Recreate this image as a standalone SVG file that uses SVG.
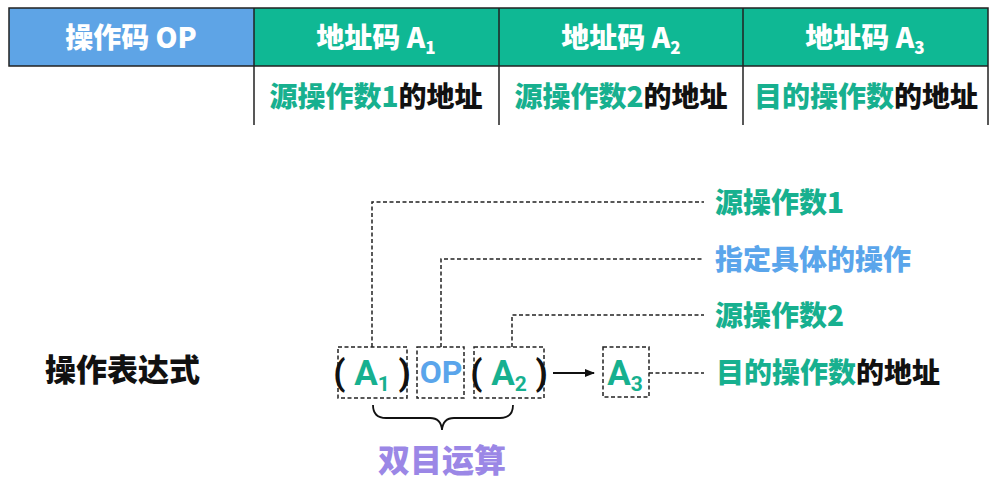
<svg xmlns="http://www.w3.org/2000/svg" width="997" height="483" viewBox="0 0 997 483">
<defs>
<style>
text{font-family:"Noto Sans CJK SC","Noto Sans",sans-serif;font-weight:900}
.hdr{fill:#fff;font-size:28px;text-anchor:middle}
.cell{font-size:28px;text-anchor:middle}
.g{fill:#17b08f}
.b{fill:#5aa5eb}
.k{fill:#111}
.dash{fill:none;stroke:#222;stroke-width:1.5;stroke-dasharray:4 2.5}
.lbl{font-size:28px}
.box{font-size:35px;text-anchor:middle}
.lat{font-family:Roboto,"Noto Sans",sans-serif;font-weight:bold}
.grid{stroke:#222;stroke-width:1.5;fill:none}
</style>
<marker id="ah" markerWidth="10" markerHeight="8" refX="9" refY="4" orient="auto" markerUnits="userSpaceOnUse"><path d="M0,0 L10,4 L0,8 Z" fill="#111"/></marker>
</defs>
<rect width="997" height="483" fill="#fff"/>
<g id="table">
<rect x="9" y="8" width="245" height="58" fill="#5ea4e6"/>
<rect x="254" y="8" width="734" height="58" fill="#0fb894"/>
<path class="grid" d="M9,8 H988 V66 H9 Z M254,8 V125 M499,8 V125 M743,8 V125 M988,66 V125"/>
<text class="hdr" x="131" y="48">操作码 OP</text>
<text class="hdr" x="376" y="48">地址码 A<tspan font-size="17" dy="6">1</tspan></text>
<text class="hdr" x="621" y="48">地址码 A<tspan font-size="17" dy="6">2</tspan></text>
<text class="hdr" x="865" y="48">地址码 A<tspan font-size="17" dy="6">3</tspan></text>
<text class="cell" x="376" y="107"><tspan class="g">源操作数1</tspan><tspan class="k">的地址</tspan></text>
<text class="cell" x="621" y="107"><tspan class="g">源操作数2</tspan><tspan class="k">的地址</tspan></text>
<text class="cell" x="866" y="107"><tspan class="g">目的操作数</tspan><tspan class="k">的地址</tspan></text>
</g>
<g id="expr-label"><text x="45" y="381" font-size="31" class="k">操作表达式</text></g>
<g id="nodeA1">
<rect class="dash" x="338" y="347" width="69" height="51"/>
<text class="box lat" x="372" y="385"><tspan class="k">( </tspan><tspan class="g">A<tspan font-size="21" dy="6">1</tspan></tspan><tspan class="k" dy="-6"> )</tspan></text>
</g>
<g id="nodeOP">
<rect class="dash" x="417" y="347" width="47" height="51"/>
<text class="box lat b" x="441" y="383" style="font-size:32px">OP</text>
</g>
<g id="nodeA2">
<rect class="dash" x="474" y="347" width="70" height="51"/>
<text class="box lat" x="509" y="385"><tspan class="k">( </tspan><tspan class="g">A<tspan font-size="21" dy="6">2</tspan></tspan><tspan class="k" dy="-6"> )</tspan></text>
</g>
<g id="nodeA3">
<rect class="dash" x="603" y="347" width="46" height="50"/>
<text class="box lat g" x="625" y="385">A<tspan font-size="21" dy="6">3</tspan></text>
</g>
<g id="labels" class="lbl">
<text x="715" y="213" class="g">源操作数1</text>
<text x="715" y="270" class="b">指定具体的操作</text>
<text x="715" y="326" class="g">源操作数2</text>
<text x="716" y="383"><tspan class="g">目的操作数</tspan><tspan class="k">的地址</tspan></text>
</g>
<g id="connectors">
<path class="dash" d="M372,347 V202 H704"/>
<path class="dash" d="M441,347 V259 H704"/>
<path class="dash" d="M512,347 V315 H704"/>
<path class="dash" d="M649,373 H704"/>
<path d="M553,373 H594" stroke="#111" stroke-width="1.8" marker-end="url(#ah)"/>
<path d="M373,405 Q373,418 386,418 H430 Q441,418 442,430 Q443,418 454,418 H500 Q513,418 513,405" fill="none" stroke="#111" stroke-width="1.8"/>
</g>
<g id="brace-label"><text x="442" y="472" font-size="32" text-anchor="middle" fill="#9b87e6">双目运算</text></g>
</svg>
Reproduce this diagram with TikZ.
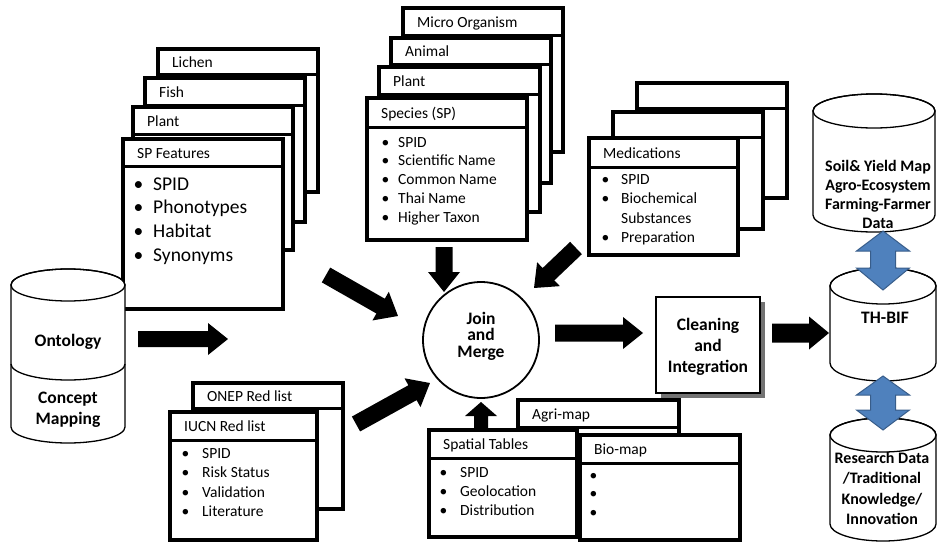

☆ ☆ ☆ ☆ ☆

* _TASK DESCRIPTION_
Repeat the records above exactly, leaving out any pictures they contain.

* _COMPLETE RESPONSE_
Recreate this image as a standalone SVG file that uses SVG.
<svg xmlns="http://www.w3.org/2000/svg" width="997" height="483" viewBox="0 0 997 483">
<defs>
<style>
text{font-family:"Noto Sans CJK SC","Noto Sans",sans-serif;font-weight:900}
.hdr{fill:#fff;font-size:28px;text-anchor:middle}
.cell{font-size:28px;text-anchor:middle}
.g{fill:#17b08f}
.b{fill:#5aa5eb}
.k{fill:#111}
.dash{fill:none;stroke:#222;stroke-width:1.5;stroke-dasharray:4 2.5}
.lbl{font-size:28px}
.box{font-size:35px;text-anchor:middle}
.lat{font-family:Roboto,"Noto Sans",sans-serif;font-weight:bold}
.grid{stroke:#222;stroke-width:1.5;fill:none}
</style>
<marker id="ah" markerWidth="10" markerHeight="8" refX="9" refY="4" orient="auto" markerUnits="userSpaceOnUse"><path d="M0,0 L10,4 L0,8 Z" fill="#111"/></marker>
</defs>
<rect width="997" height="483" fill="#fff"/>
<g id="table">
<rect x="9" y="8" width="245" height="58" fill="#5ea4e6"/>
<rect x="254" y="8" width="734" height="58" fill="#0fb894"/>
<path class="grid" d="M9,8 H988 V66 H9 Z M254,8 V125 M499,8 V125 M743,8 V125 M988,66 V125"/>
<text class="hdr" x="131" y="48">操作码 OP</text>
<text class="hdr" x="376" y="48">地址码 A<tspan font-size="17" dy="6">1</tspan></text>
<text class="hdr" x="621" y="48">地址码 A<tspan font-size="17" dy="6">2</tspan></text>
<text class="hdr" x="865" y="48">地址码 A<tspan font-size="17" dy="6">3</tspan></text>
<text class="cell" x="376" y="107"><tspan class="g">源操作数1</tspan><tspan class="k">的地址</tspan></text>
<text class="cell" x="621" y="107"><tspan class="g">源操作数2</tspan><tspan class="k">的地址</tspan></text>
<text class="cell" x="866" y="107"><tspan class="g">目的操作数</tspan><tspan class="k">的地址</tspan></text>
</g>
<g id="expr-label"><text x="45" y="381" font-size="31" class="k">操作表达式</text></g>
<g id="nodeA1">
<rect class="dash" x="338" y="347" width="69" height="51"/>
<text class="box lat" x="372" y="385"><tspan class="k">( </tspan><tspan class="g">A<tspan font-size="21" dy="6">1</tspan></tspan><tspan class="k" dy="-6"> )</tspan></text>
</g>
<g id="nodeOP">
<rect class="dash" x="417" y="347" width="47" height="51"/>
<text class="box lat b" x="441" y="383" style="font-size:32px">OP</text>
</g>
<g id="nodeA2">
<rect class="dash" x="474" y="347" width="70" height="51"/>
<text class="box lat" x="509" y="385"><tspan class="k">( </tspan><tspan class="g">A<tspan font-size="21" dy="6">2</tspan></tspan><tspan class="k" dy="-6"> )</tspan></text>
</g>
<g id="nodeA3">
<rect class="dash" x="603" y="347" width="46" height="50"/>
<text class="box lat g" x="625" y="385">A<tspan font-size="21" dy="6">3</tspan></text>
</g>
<g id="labels" class="lbl">
<text x="715" y="213" class="g">源操作数1</text>
<text x="715" y="270" class="b">指定具体的操作</text>
<text x="715" y="326" class="g">源操作数2</text>
<text x="716" y="383"><tspan class="g">目的操作数</tspan><tspan class="k">的地址</tspan></text>
</g>
<g id="connectors">
<path class="dash" d="M372,347 V202 H704"/>
<path class="dash" d="M441,347 V259 H704"/>
<path class="dash" d="M512,347 V315 H704"/>
<path class="dash" d="M649,373 H704"/>
<path d="M553,373 H594" stroke="#111" stroke-width="1.8" marker-end="url(#ah)"/>
<path d="M373,405 Q373,418 386,418 H430 Q441,418 442,430 Q443,418 454,418 H500 Q513,418 513,405" fill="none" stroke="#111" stroke-width="1.8"/>
</g>
<g id="brace-label"><text x="442" y="472" font-size="32" text-anchor="middle" fill="#9b87e6">双目运算</text></g>
</svg>
Reproduce this diagram with TikZ.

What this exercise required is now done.